虽然她将自己的本意掩饰得很好,但毕竟姜是老的辣,霍慧芬在圈子里打滚了好些年,一进门,就笑着问她:“这么痛快地答应跟我吃饭,是有什么好事要分享?”
简兮早做好了准备,索性不再隐瞒。一边拿了茶壶给霍慧芬添茶,一边说:“芬姨,我是真的有事想跟你打听。”
霍慧芬笑了一阵,答应说:“好好好,明知道我不会拒绝你,什么事?说吧。”
简兮顿了顿,“天堃最近在美国那边遇到的麻烦,你清楚吗?”
霍慧芬脸上一丝意外神色都没有:“易家内部的事本来就复杂,章学凤这两年身体不行,易家内部的人都伸长了脖子等着她去世公布遗嘱分遗产。易哲慎是默认的继承人,出了这种事,他的确要担责。这两天纽约股市的对冲基金都在天堃和WAA的火拼中无辜中枪,还不晓得接下来是个什么样的情况在等着他。”
一席话坐实了简兮的猜想,又问:“WAA只是一家瑞士公司,我从来不觉得WAA具备吃下天堃的资本。这次的恶意收购很不寻常,芬姨,你有没有内部消息,是不是一直有幕后资金在给WAA支持?”
“囡囡,这些商场上的事很复杂。”霍慧芬抿了口茶,严肃地叮嘱她:“天堃是老牌华人企业,如今易家的人忙着家族内斗,董事会被一帮老头子把持,章学凤一把年纪也不肯放权,天堃被人吃下是迟早的事。”
*
和霍慧芬道别,简兮从餐厅出来,外面天色已经阴了。
气象报告有台风即将登陆,风刮得呼呼作响,像是要下大雨的样子。
原本就拥堵的交通变得更加堵塞,让人心生烦躁。趁着还有半小时时间,她索性去了附近医院挂了号。

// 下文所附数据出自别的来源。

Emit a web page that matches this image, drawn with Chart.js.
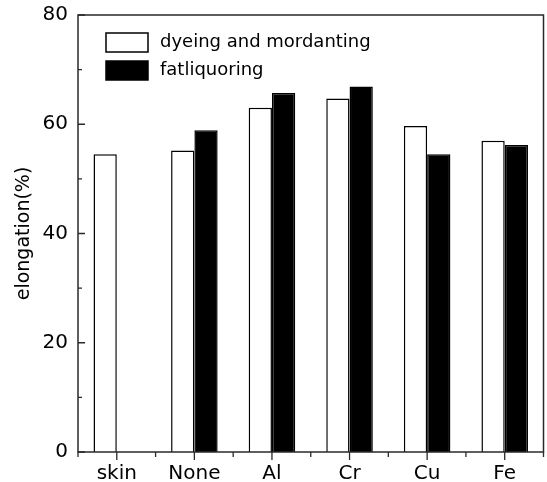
<!DOCTYPE html>
<html>
<head>
<meta charset="utf-8">
<script src="https://cdn.jsdelivr.net/npm/chart.js@4/dist/chart.umd.min.js"></script>
<style>
html,body{margin:0;padding:0;background:#fff;}
#wrap{width:547px;height:482px;position:relative;}
</style>
</head>
<body>
<div id="wrap"><canvas id="c" width="547" height="482"></canvas></div>
<script>
const categories = ["skin", "None", "Al", "Cr", "Cu", "Fe"];
const dyeingValues = [54.5, 55.2, 63.0, 64.7, 59.7, 57.0];
const fatliquoringValues = [null, 58.9, 65.7, 66.9, 54.5, 56.2];
const seriesLabels = ["dyeing and mordanting", "fatliquoring"];
const yTicks = [0, 20, 40, 60, 80];
const yMinorTicks = [10, 30, 50, 70];
const axisTitle = "elongation(%)";

const FONT = "'DejaVu Sans', sans-serif";

const framePlugin = {
  id: 'frame',
  afterDraw(chart) {
    const {ctx, chartArea: a, scales: {x, y}} = chart;
    ctx.save();
    ctx.strokeStyle = '#2a2a2a';
    ctx.lineWidth = 1.5;
    ctx.strokeRect(a.left, a.top, a.right - a.left, a.bottom - a.top);
    ctx.lineWidth = 1.3;
    ctx.beginPath();
    yTicks.forEach(v => { const py = y.getPixelForValue(v); ctx.moveTo(a.left, py); ctx.lineTo(a.left + 7, py); });
    yMinorTicks.forEach(v => { const py = y.getPixelForValue(v); ctx.moveTo(a.left, py); ctx.lineTo(a.left + 4, py); });
    categories.forEach((c, i) => { const px = x.getPixelForValue(i); ctx.moveTo(px, a.bottom); ctx.lineTo(px, a.bottom + 8); });
    for (let i = 0; i <= categories.length; i++) {
      const px = x.getPixelForValue(i - 0.5);
      ctx.moveTo(px, a.bottom); ctx.lineTo(px, a.bottom + 5);
    }
    ctx.stroke();
    // legend
    const lx = a.left + 28, ly = a.top + 18;
    chart.data.datasets.forEach((ds, i) => {
      const by = ly + i * 28;
      ctx.fillStyle = ds.backgroundColor;
      ctx.fillRect(lx, by, 42, 19);
      ctx.strokeStyle = '#000';
      ctx.lineWidth = 1.5;
      ctx.strokeRect(lx, by, 42, 19);
      ctx.fillStyle = '#000';
      ctx.font = '18px ' + FONT;
      ctx.textBaseline = 'middle';
      ctx.textAlign = 'left';
      ctx.fillText(ds.label, lx + 54, by + 9.5);
    });
    ctx.restore();
  }
};

new Chart(document.getElementById('c'), {
  type: 'bar',
  data: {
    labels: categories,
    datasets: [
      { label: seriesLabels[0], data: dyeingValues, backgroundColor: '#ffffff', borderColor: '#000000', borderWidth: 1.5 },
      { label: seriesLabels[1], data: fatliquoringValues, backgroundColor: '#000000', borderColor: '#000000', borderWidth: 1.5 }
    ]
  },
  options: {
    responsive: false,
    animation: false,
    devicePixelRatio: 1,
    layout: { padding: { top: 15, right: 3.5, left: 0, bottom: 0 } },
    datasets: { bar: { categoryPercentage: 0.6, barPercentage: 1.0 } },
    plugins: { legend: { display: false }, tooltip: { enabled: false } },
    scales: {
      x: {
        offset: true,
        grid: { display: false, drawTicks: false },
        border: { display: false },
        ticks: { color: '#000', font: { family: FONT, size: 20 }, padding: 10, maxRotation: 0 },
        afterFit(s) { s.height = 30; s.paddingLeft = 0; s.paddingRight = 0; }
      },
      y: {
        min: 0, max: 80,
        afterBuildTicks(s) { s.ticks = yTicks.map(v => ({ value: v })); },
        grid: { display: false, drawTicks: false },
        border: { display: false },
        ticks: { color: '#000', font: { family: FONT, size: 20 }, padding: 10 },
        title: { display: true, text: axisTitle, color: '#000', font: { family: FONT, size: 19 }, padding: { top: 13, bottom: 0 } },
        afterFit(s) { s.width = 78; s.paddingTop = 0; s.paddingBottom = 0; }
      }
    }
  },
  plugins: [framePlugin]
});
</script>
</body>
</html>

医生是个和蔼的中年女医生,看过B超图后,耐心告诉她:“孩子发育得很好,你看,这里是胎心,一切机能都很正常,再过一个月,就可以看到小手小脚了。这段时间内,记得保持心情放松,孩子也能感受到你的好心情的。”
简兮接过那张薄薄的B超图,满心都是酸胀的感动。
忍不住用手机对准B超图拍了照片,酝酿了几句话后都觉得不合适。她停了停,努力让心静了两分钟,才敲下一行:这是我们孩子的第一张照片,易哲慎,恭喜你,你做爸爸了。
手指点了发送,心情也跟着一松。
离开医院时,外面的雨已经下了起来。
她打车回了公司,上班前,拿出手机看了看,易哲慎那边没有回应。